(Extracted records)
──────────

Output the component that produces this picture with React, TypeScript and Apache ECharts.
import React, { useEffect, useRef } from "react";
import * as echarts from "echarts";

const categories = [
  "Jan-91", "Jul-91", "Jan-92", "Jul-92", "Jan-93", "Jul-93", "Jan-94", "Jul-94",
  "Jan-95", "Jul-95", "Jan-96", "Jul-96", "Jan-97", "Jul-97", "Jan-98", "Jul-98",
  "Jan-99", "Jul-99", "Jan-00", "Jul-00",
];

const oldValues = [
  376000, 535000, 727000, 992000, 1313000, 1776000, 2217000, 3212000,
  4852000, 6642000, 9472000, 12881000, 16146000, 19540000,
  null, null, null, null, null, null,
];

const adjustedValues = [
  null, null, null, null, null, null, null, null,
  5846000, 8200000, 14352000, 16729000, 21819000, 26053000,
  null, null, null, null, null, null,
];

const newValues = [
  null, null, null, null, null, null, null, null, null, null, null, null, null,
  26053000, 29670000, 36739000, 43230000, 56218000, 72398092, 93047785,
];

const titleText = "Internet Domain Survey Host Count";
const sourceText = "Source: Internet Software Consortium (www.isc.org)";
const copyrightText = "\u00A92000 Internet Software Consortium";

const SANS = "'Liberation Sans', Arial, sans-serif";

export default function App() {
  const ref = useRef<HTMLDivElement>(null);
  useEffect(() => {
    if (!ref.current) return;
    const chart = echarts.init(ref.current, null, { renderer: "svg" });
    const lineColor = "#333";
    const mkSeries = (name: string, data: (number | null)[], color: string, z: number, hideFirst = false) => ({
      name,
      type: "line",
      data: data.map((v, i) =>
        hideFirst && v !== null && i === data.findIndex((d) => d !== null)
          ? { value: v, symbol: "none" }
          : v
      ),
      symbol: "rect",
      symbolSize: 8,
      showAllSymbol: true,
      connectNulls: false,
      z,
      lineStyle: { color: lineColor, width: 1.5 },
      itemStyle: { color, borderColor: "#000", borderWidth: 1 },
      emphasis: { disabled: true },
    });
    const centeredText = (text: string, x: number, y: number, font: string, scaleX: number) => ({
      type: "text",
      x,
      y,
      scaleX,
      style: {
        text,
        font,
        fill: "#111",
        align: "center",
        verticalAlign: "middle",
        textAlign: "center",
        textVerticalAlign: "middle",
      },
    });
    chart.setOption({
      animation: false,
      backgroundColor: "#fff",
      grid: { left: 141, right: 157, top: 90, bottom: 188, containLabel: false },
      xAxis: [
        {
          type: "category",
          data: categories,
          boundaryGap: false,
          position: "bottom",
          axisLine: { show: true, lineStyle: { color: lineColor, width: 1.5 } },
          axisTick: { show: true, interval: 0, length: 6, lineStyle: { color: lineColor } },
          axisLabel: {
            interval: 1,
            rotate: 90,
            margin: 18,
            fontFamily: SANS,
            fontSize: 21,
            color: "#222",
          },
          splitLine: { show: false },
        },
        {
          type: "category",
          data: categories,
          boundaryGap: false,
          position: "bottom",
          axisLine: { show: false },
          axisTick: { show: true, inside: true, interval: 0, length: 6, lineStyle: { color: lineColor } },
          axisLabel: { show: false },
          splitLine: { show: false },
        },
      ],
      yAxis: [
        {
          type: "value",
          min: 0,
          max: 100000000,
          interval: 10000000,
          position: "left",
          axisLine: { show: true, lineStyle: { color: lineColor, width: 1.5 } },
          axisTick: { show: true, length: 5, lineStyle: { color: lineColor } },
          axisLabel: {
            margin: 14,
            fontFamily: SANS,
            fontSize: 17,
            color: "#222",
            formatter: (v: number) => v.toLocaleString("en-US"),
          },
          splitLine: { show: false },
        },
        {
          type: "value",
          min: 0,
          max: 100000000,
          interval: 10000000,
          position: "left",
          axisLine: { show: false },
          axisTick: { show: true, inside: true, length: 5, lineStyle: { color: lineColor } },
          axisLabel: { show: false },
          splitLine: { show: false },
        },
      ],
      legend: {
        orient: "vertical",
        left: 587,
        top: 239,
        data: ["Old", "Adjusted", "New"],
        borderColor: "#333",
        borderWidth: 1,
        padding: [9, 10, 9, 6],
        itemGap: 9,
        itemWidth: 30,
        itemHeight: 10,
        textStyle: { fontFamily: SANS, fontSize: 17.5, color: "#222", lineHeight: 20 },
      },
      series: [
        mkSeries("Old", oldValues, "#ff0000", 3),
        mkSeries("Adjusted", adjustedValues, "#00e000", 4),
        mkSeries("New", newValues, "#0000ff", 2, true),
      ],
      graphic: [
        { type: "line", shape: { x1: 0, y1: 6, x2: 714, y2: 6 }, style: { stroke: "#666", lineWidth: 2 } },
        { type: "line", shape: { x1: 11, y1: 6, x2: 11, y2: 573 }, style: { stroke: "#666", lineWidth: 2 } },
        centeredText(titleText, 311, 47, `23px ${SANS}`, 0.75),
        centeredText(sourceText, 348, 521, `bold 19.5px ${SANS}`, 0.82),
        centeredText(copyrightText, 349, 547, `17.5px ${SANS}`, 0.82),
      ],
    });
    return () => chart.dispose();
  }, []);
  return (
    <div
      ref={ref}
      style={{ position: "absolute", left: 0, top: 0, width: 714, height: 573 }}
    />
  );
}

──────────

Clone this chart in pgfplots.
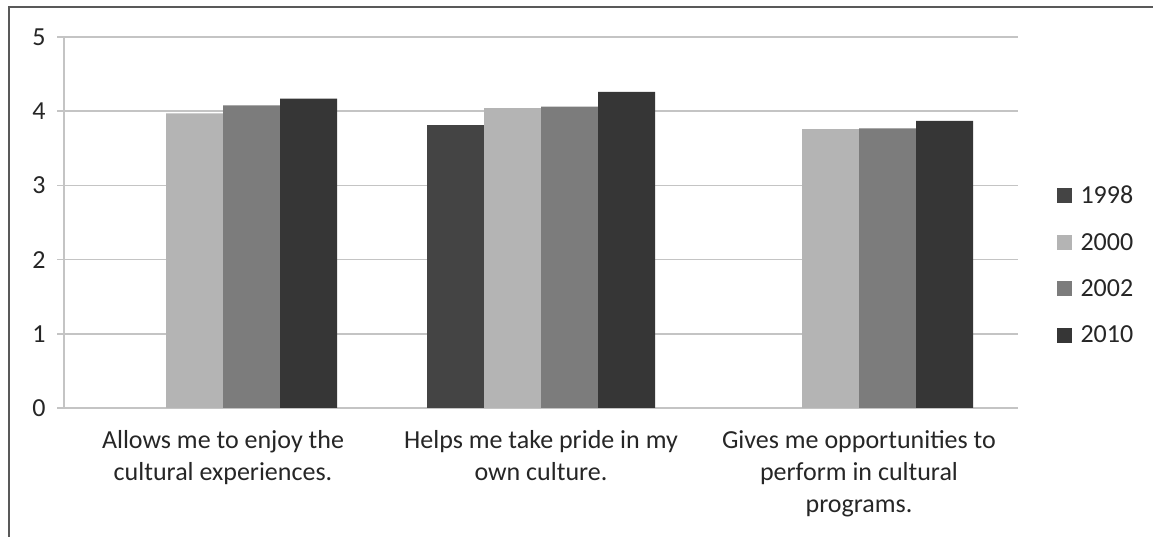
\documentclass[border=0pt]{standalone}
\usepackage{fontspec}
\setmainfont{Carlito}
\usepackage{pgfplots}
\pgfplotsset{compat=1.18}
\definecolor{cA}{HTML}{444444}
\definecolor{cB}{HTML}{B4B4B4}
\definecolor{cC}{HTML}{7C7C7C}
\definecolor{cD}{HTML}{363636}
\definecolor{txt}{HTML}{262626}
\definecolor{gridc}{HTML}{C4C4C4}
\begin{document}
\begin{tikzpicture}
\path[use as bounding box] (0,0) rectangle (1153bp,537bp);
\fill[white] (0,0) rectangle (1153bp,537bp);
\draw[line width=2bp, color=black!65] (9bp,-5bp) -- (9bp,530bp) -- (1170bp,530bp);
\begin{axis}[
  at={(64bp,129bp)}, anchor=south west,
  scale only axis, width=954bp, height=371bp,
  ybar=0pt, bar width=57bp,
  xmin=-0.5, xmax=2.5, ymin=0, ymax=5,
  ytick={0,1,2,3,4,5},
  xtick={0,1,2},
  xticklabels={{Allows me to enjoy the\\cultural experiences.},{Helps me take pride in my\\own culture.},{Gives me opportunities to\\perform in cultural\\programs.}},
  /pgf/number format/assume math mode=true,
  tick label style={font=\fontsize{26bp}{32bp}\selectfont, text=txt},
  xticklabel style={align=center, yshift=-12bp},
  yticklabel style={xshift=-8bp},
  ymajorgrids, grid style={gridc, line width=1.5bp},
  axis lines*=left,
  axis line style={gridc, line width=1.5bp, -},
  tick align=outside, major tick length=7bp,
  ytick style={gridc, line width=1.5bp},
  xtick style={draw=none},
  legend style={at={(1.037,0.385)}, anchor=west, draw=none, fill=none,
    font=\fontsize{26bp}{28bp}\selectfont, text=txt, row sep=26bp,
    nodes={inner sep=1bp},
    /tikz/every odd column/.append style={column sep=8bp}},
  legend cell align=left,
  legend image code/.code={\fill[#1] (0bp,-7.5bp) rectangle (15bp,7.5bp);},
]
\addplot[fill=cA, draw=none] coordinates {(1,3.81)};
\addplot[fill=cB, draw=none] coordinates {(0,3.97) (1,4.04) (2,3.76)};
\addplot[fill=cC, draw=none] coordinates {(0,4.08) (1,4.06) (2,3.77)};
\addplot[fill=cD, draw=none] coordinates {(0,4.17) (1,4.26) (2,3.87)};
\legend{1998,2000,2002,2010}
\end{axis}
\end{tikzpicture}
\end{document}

──────────

Your objective:
Point out every line holding the string "this" and copy it.

Full answer:
Output the component that produces this picture with React, TypeScript and Apache ECharts.
Clone this chart in pgfplots.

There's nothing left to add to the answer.